_Task statement_
Nothing in the data should change when you return it, but leave the pictures out.

_Source material_
— START —
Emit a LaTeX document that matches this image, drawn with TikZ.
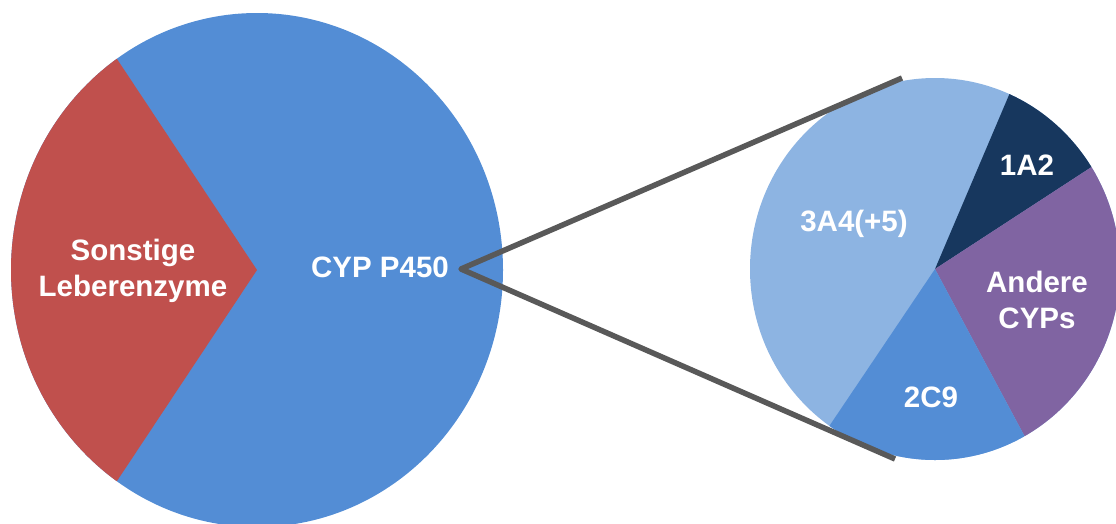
\documentclass[tikz,border=0pt]{standalone}
\usepackage{fontspec}
\setmainfont{Liberation Sans}
\usetikzlibrary{calc}
\definecolor{cypblue}{RGB}{83,141,213}
\definecolor{leberred}{RGB}{192,80,77}
\definecolor{lightblue}{RGB}{141,180,226}
\definecolor{cypnavy}{RGB}{23,55,94}
\definecolor{cyppurple}{RGB}{128,100,162}
\definecolor{zoomgray}{RGB}{89,89,89}
\begin{document}
\begin{tikzpicture}[x=1pt,y=-1pt,
  lbl/.style={text=white,font=\fontsize{29.5}{36}\selectfont\bfseries,align=center,inner sep=0pt},
  zoomline/.style={draw=zoomgray,line width=5.5pt,line join=round},
  bigpie/.style={x radius=246pt,y radius=257pt},
  smallpie/.style={x radius=185pt,y radius=191pt}]
\useasboundingbox (0,0) rectangle (1116,523);
\clip (0,0) rectangle (1116,523);
% big pie
\coordinate (bigc) at (257,270);
\coordinate (rb1) at (117,59);
\coordinate (rb2) at (117,481);
\fill[cypblue] (bigc) ellipse [bigpie];
\begin{scope}
  \clip (bigc) -- ($(bigc)!2!(rb1)$) -- (-400,270) -- ($(bigc)!2!(rb2)$) -- cycle;
  \fill[leberred] (bigc) ellipse [bigpie];
\end{scope}
% small pie
\coordinate (smc) at (935,269);
\coordinate (p1) at (1009,95);
\coordinate (p2) at (1090,168);
\coordinate (p3) at (1025,437);
\coordinate (p4) at (830,425);
\fill[lightblue] (smc) ellipse [smallpie];
\begin{scope}
  \clip (smc) -- ($(smc)!2!(p1)$) -- ($(smc)!2!(p2)$) -- cycle;
  \fill[cypnavy] (smc) ellipse [smallpie];
\end{scope}
\begin{scope}
  \clip (smc) -- ($(smc)!2!(p2)$) -- (1500,269) -- ($(smc)!2!(p3)$) -- cycle;
  \fill[cyppurple] (smc) ellipse [smallpie];
\end{scope}
\begin{scope}
  \clip (smc) -- ($(smc)!2!(p3)$) -- ($(smc)!2!(p4)$) -- cycle;
  \fill[cypblue] (smc) ellipse [smallpie];
\end{scope}
% labels
\node[lbl] (sonst) at (133,271) {Sonstige\\Leberenzyme};
\node[lbl,anchor=base] (cyp) at (380,277) {CYP P450};
\node[lbl,anchor=base] (a3a4) at (854,231) {3A4(+5)};
\node[lbl,anchor=base] (a1a2) at (1027,175) {1A2};
\node[lbl] (andere) at (1037,300) {Andere\\CYPs};
\node[lbl,anchor=base] (a2c9) at (931,407) {2C9};
% zoom lines
\coordinate (apex) at (461,269);
\coordinate (ztop) at (902,78);
\coordinate (zbot) at (895,459);
\draw[zoomline] (ztop) -- (apex) -- (zbot);
\end{tikzpicture}
\end{document}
— END —
_Answer for the task_
Emit a LaTeX document that matches this image, drawn with TikZ.
\documentclass[tikz,border=0pt]{standalone}
\usepackage{fontspec}
\setmainfont{Liberation Sans}
\usetikzlibrary{calc}
\definecolor{cypblue}{RGB}{83,141,213}
\definecolor{leberred}{RGB}{192,80,77}
\definecolor{lightblue}{RGB}{141,180,226}
\definecolor{cypnavy}{RGB}{23,55,94}
\definecolor{cyppurple}{RGB}{128,100,162}
\definecolor{zoomgray}{RGB}{89,89,89}
\begin{document}
\begin{tikzpicture}[x=1pt,y=-1pt,
  lbl/.style={text=white,font=\fontsize{29.5}{36}\selectfont\bfseries,align=center,inner sep=0pt},
  zoomline/.style={draw=zoomgray,line width=5.5pt,line join=round},
  bigpie/.style={x radius=246pt,y radius=257pt},
  smallpie/.style={x radius=185pt,y radius=191pt}]
\useasboundingbox (0,0) rectangle (1116,523);
\clip (0,0) rectangle (1116,523);
% big pie
\coordinate (bigc) at (257,270);
\coordinate (rb1) at (117,59);
\coordinate (rb2) at (117,481);
\fill[cypblue] (bigc) ellipse [bigpie];
\begin{scope}
  \clip (bigc) -- ($(bigc)!2!(rb1)$) -- (-400,270) -- ($(bigc)!2!(rb2)$) -- cycle;
  \fill[leberred] (bigc) ellipse [bigpie];
\end{scope}
% small pie
\coordinate (smc) at (935,269);
\coordinate (p1) at (1009,95);
\coordinate (p2) at (1090,168);
\coordinate (p3) at (1025,437);
\coordinate (p4) at (830,425);
\fill[lightblue] (smc) ellipse [smallpie];
\begin{scope}
  \clip (smc) -- ($(smc)!2!(p1)$) -- ($(smc)!2!(p2)$) -- cycle;
  \fill[cypnavy] (smc) ellipse [smallpie];
\end{scope}
\begin{scope}
  \clip (smc) -- ($(smc)!2!(p2)$) -- (1500,269) -- ($(smc)!2!(p3)$) -- cycle;
  \fill[cyppurple] (smc) ellipse [smallpie];
\end{scope}
\begin{scope}
  \clip (smc) -- ($(smc)!2!(p3)$) -- ($(smc)!2!(p4)$) -- cycle;
  \fill[cypblue] (smc) ellipse [smallpie];
\end{scope}
% labels
\node[lbl] (sonst) at (133,271) {Sonstige\\Leberenzyme};
\node[lbl,anchor=base] (cyp) at (380,277) {CYP P450};
\node[lbl,anchor=base] (a3a4) at (854,231) {3A4(+5)};
\node[lbl,anchor=base] (a1a2) at (1027,175) {1A2};
\node[lbl] (andere) at (1037,300) {Andere\\CYPs};
\node[lbl,anchor=base] (a2c9) at (931,407) {2C9};
% zoom lines
\coordinate (apex) at (461,269);
\coordinate (ztop) at (902,78);
\coordinate (zbot) at (895,459);
\draw[zoomline] (ztop) -- (apex) -- (zbot);
\end{tikzpicture}
\end{document}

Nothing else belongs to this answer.